[DATA EXTRACT]
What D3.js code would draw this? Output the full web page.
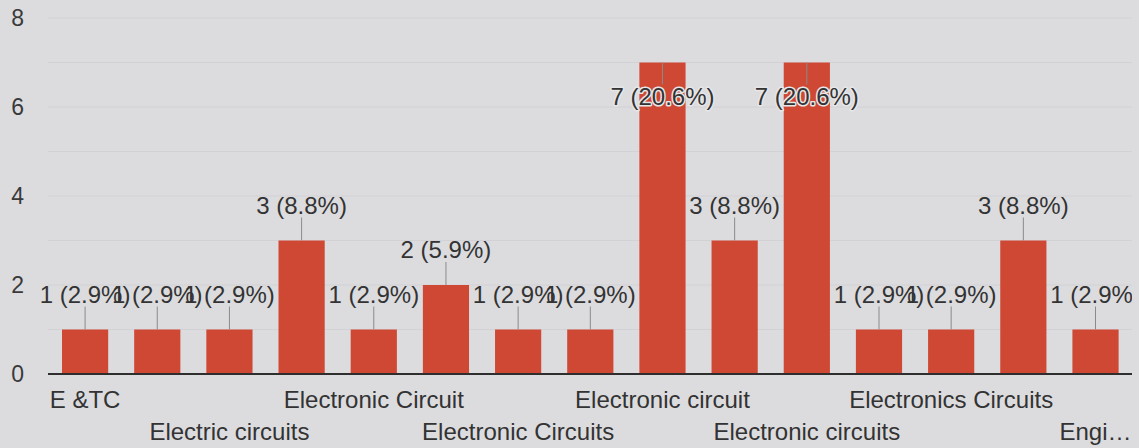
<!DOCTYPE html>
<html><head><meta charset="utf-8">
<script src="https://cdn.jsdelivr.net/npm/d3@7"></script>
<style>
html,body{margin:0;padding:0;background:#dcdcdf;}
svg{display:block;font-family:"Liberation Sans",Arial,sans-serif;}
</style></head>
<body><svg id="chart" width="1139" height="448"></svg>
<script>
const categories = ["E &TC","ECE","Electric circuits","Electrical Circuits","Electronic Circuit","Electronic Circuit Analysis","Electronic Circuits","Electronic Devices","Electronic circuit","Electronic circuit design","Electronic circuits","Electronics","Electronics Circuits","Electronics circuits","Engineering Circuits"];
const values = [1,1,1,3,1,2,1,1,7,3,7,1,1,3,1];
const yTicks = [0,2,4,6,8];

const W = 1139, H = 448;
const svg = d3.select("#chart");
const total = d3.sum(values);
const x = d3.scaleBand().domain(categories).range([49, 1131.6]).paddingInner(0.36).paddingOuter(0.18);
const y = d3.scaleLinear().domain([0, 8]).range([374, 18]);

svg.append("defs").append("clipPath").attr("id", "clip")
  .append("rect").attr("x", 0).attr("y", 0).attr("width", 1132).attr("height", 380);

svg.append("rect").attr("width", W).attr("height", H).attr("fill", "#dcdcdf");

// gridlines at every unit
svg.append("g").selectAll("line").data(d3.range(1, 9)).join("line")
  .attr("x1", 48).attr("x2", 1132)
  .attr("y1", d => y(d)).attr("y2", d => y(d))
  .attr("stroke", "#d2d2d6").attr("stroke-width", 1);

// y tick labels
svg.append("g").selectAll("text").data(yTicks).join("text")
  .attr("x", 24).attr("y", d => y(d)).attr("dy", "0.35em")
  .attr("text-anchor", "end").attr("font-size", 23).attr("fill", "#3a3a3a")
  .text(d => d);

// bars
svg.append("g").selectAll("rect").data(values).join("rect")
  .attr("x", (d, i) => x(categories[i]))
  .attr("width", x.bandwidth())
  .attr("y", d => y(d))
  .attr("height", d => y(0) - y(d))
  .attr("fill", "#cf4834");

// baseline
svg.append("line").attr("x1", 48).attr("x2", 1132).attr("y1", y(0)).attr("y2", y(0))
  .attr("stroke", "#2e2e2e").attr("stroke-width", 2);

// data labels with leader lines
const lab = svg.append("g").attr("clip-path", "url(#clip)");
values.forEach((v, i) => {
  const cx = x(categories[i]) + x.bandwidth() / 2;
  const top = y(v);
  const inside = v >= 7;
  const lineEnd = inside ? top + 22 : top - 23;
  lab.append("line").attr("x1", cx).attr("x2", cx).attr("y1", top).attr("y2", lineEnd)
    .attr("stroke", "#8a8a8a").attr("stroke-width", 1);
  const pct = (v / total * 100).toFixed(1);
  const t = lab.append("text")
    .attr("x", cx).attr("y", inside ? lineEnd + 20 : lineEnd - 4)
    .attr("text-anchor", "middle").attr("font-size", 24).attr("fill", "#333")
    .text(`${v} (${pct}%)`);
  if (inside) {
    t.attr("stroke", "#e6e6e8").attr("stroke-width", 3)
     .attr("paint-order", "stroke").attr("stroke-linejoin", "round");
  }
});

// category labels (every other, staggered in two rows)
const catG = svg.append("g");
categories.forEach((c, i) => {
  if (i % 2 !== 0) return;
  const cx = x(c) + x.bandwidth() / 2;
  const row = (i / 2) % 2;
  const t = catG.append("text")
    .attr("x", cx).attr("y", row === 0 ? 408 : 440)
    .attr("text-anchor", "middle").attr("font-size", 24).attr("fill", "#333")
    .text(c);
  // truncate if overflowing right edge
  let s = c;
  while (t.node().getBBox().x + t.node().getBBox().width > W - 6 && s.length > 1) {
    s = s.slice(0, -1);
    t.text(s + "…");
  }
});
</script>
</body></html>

[TASK DESCRIPTION] Please repeat exactly the data above from its first line to the line that contains "const y = d3.scaleLinear().domain([0, 8]).range([374, 18]);", inclusive, and leave every picture out.

[RESULT]
What D3.js code would draw this? Output the full web page.
<!DOCTYPE html>
<html><head><meta charset="utf-8">
<script src="https://cdn.jsdelivr.net/npm/d3@7"></script>
<style>
html,body{margin:0;padding:0;background:#dcdcdf;}
svg{display:block;font-family:"Liberation Sans",Arial,sans-serif;}
</style></head>
<body><svg id="chart" width="1139" height="448"></svg>
<script>
const categories = ["E &TC","ECE","Electric circuits","Electrical Circuits","Electronic Circuit","Electronic Circuit Analysis","Electronic Circuits","Electronic Devices","Electronic circuit","Electronic circuit design","Electronic circuits","Electronics","Electronics Circuits","Electronics circuits","Engineering Circuits"];
const values = [1,1,1,3,1,2,1,1,7,3,7,1,1,3,1];
const yTicks = [0,2,4,6,8];

const W = 1139, H = 448;
const svg = d3.select("#chart");
const total = d3.sum(values);
const x = d3.scaleBand().domain(categories).range([49, 1131.6]).paddingInner(0.36).paddingOuter(0.18);
const y = d3.scaleLinear().domain([0, 8]).range([374, 18]);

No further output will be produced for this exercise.